The game does offer several puzzles to solve, of course. Most of them boiled down to twisting and turning an object in all possible ways as well as tampering with every interactive element I could find. In addition, at the end of the reviewed fragment, I had to put together all the things I’ve learned and reconstruct the course of events. There was a common denominator to the tasks mentioned up to now – they were all very, very simple. The hint system provided by the game turned out to be completely unnecessary. Most time I’ve spend wondering on solution to a puzzle was around three minutes. Perhaps it’s the unique specific of the first chapter, perhaps subsequent episodes will turn up the difficulty a bit. However, if what I’ve seen is representative of the game as a whole, then the gamers who prefer to earn their story progression by exerting their brain are in for a disappointment.
C is for casual
The creators made a rather peculiar choice for their game’s visual style - the game features colorful, cartoonish graphics. While it may have been dictated by the game’s simultaneous release on mobile platforms, it is not necessarily a bad thing; there were many cases where this style proved to be a good fit even for more serious themes, i.e. in The Wolf Among Us or in both seasons of Telltale Games’ The Walking Dead. The problem lies in a way-too-vivid color palette – in case it’s not self-explanatory: a mixture of too flashy colors can indeed have a negative impact on the reception of a serious murder mystery dealing with a serial killer. Other than the artistic style itself, the game looks decent – the locations are pleasantly detailed, the characters look good and their appearances can give away some hints about their owners’ traits. Only the movement animations are visibly stiff and are desperately calling for more polish.

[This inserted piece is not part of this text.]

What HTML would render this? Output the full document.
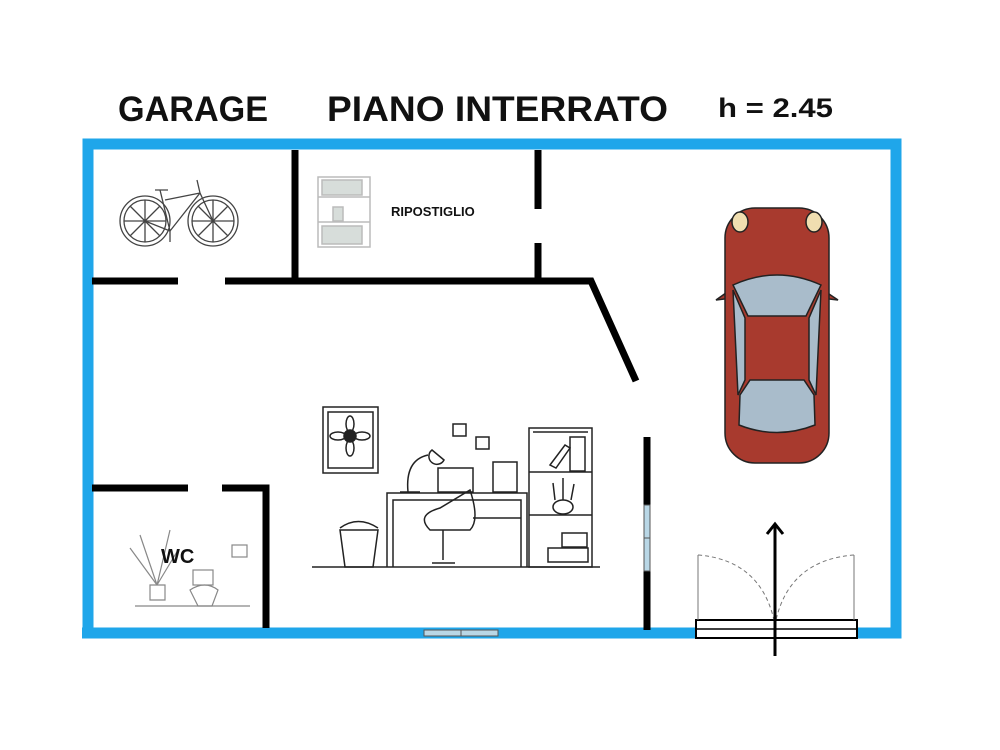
<!DOCTYPE html>
<html><head><meta charset="utf-8"><style>
html,body{margin:0;padding:0;background:#fff;}
svg{display:block;}
text{font-family:"Liberation Sans",sans-serif;font-weight:bold;fill:#111;}
</style></head><body>
<svg width="1000" height="750" viewBox="0 0 1000 750" xmlns="http://www.w3.org/2000/svg">
<rect width="1000" height="750" fill="#fff"/>
<text x="118" y="121" font-size="35" textLength="150" lengthAdjust="spacingAndGlyphs">GARAGE</text>
<text x="327" y="121" font-size="35" textLength="341" lengthAdjust="spacingAndGlyphs">PIANO INTERRATO</text>
<text x="718" y="117" font-size="27" textLength="115" lengthAdjust="spacingAndGlyphs">h = 2.45</text>

<!-- outer blue walls -->
<path d="M88 633 L88 144 L896 144 L896 633 L857 633 M695 633 L82 633" fill="none" stroke="#1fa6ea" stroke-width="11"/>

<!-- interior walls -->
<g stroke="#000" stroke-width="7" fill="none">
<line x1="92" y1="281" x2="178" y2="281"/>
<path d="M225 281 L591 281 L636 381"/>
<line x1="295" y1="150" x2="295" y2="281"/>
<line x1="538" y1="150" x2="538" y2="209"/>
<line x1="538" y1="243" x2="538" y2="281"/>
<line x1="647" y1="437" x2="647" y2="630"/>
<line x1="92" y1="488" x2="188" y2="488"/>
<path d="M222 488 L266 488 L266 628"/>
</g>
<!-- windows -->
<rect x="644" y="505" width="6" height="66" fill="#b9d7e6" stroke="#555" stroke-width="1"/>
<line x1="644" y1="538" x2="650" y2="538" stroke="#555"/>
<rect x="424" y="630" width="74" height="6" fill="#b9d7e6" stroke="#555" stroke-width="1"/>
<line x1="461" y1="630" x2="461" y2="636" stroke="#555"/>

<!-- garage door -->
<rect x="696" y="620" width="161" height="18" fill="#fff" stroke="#000" stroke-width="2"/>
<line x1="696" y1="629" x2="857" y2="629" stroke="#000" stroke-width="1.5"/>
<g stroke="#777" stroke-width="1" fill="none">
<line x1="698" y1="555" x2="698" y2="620"/>
<line x1="854" y1="555" x2="854" y2="620"/>
<path d="M698 555 Q760 560 774 620" stroke-dasharray="4 3"/>
<path d="M854 555 Q790 560 776 620" stroke-dasharray="4 3"/>
</g>
<line x1="775" y1="656" x2="775" y2="526" stroke="#000" stroke-width="3"/>
<path d="M767 534 L775 524 L783 534" fill="none" stroke="#000" stroke-width="3"/>

<!-- car -->
<g stroke="#222" stroke-width="1.5">
<path d="M716 300 L733 288 L733 298 Z M838 300 L820 288 L820 298 Z" fill="#a83a2e"/>
<rect x="725" y="208" width="104" height="255" rx="30" fill="#a83a2e"/>
<path d="M733 285 Q777 265 821 285 L806 316 L748 316 Z" fill="#a9bccb"/>
<path d="M740 395 L750 380 L804 380 L814 395 L815 425 Q777 440 739 425 Z" fill="#a9bccb"/>
<path d="M733 290 L745 318 L745 380 L738 395 Z M821 290 L809 318 L809 380 L816 395 Z" fill="#a9bccb"/>
<ellipse cx="740" cy="222" rx="8" ry="10" fill="#f0deb0"/>
<ellipse cx="814" cy="222" rx="8" ry="10" fill="#f0deb0"/>
</g>

<!-- bicycle -->
<g stroke="#444" stroke-width="1.3" fill="none">
<circle cx="145" cy="221" r="25"/><circle cx="145" cy="221" r="21"/>
<circle cx="213" cy="221" r="25"/><circle cx="213" cy="221" r="21"/>
<path d="M124 221 L166 221 M145 200 L145 242 M130 206 L160 236 M160 206 L130 236 M192 221 L234 221 M213 200 L213 242 M198 206 L228 236 M228 206 L198 236"/>
<path d="M145 221 L170 231 L200 193 L213 221 M170 231 L160 190 M155 190 L168 190 M200 193 L165 200 M200 193 L197 180"/>
<path d="M170 231 L170 242"/>
</g>

<!-- shelf -->
<g stroke="#bbb" stroke-width="1.5" fill="#d7ddda">
<rect x="318" y="177" width="52" height="70" fill="none"/>
<line x1="318" y1="197" x2="370" y2="197"/>
<line x1="318" y1="222" x2="370" y2="222"/>
<rect x="322" y="180" width="40" height="15"/>
<rect x="322" y="226" width="40" height="18"/>
<rect x="333" y="207" width="10" height="14"/>
</g>
<text x="391" y="216" font-size="13">RIPOSTIGLIO</text>

<!-- office illustration -->
<g stroke="#222" stroke-width="1.5" fill="none">
<rect x="323" y="407" width="55" height="66"/><rect x="328" y="412" width="45" height="56"/>
<circle cx="350" cy="436" r="6" fill="#222"/>
<ellipse cx="350" cy="424" rx="4" ry="8"/><ellipse cx="350" cy="448" rx="4" ry="8"/>
<ellipse cx="338" cy="436" rx="8" ry="4"/><ellipse cx="362" cy="436" rx="8" ry="4"/>
<rect x="453" y="424" width="13" height="12"/><rect x="476" y="437" width="13" height="12"/>
<line x1="312" y1="567" x2="600" y2="567"/>
<path d="M387 567 L387 493 L527 493 L527 567 M393 567 L393 500 L473 500"/>
<path d="M473 500 L521 500 L521 567 M473 518 L521 518"/>
<path d="M408 492 Q405 460 428 455 M432 450 a8 8 0 1 0 12 10 Z M400 492 L420 492"/>
<rect x="438" y="468" width="35" height="24"/>
<path d="M470 490 Q480 520 470 530 L430 530 Q415 515 440 508 Z"/>
<path d="M443 530 L443 560 M432 563 L455 563"/>
<rect x="493" y="462" width="24" height="30"/>
<path d="M340 530 L345 567 L373 567 L378 530 Z M340 528 Q358 515 378 528"/>
<rect x="529" y="428" width="63" height="139"/>
<line x1="529" y1="472" x2="592" y2="472"/><line x1="529" y1="515" x2="592" y2="515"/>
<line x1="533" y1="432" x2="588" y2="432"/>
<rect x="570" y="437" width="15" height="34"/>
<path d="M550 465 L565 445 L570 448 L556 468 Z"/>
<ellipse cx="563" cy="507" rx="10" ry="7"/><path d="M555 500 L553 483 M563 500 L563 478 M571 500 L574 484"/>
<rect x="548" y="548" width="40" height="14"/><rect x="562" y="533" width="25" height="14"/>
</g>

<!-- WC -->
<g stroke="#888" stroke-width="1.2" fill="none">
<path d="M150 600 L150 585 L165 585 L165 600 Z M157 585 L140 535 M157 585 L130 548 M157 585 L170 530 M157 585 L178 550"/>
<rect x="193" y="570" width="20" height="15"/>
<path d="M190 590 Q205 580 218 590 L212 606 L198 606 Z"/>
<line x1="135" y1="606" x2="250" y2="606"/>
<rect x="232" y="545" width="15" height="12"/>
</g>
<text x="161" y="563" font-size="20">WC</text>
</svg>
</body></html>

I wasn’t impressed with Agatha Christie: The ABC Murders. It does have some interesting elements to set itself apart from the competition - but only if the subsequent episodes prove to be significantly more challenging than the first one. And longer-lasting, for that matter. Otherwise, the game will find acclaim among casual gamers commuting with smart phones in hand, and that’s pretty much it. The veterans will have to find other cases that are more worthy of their attention.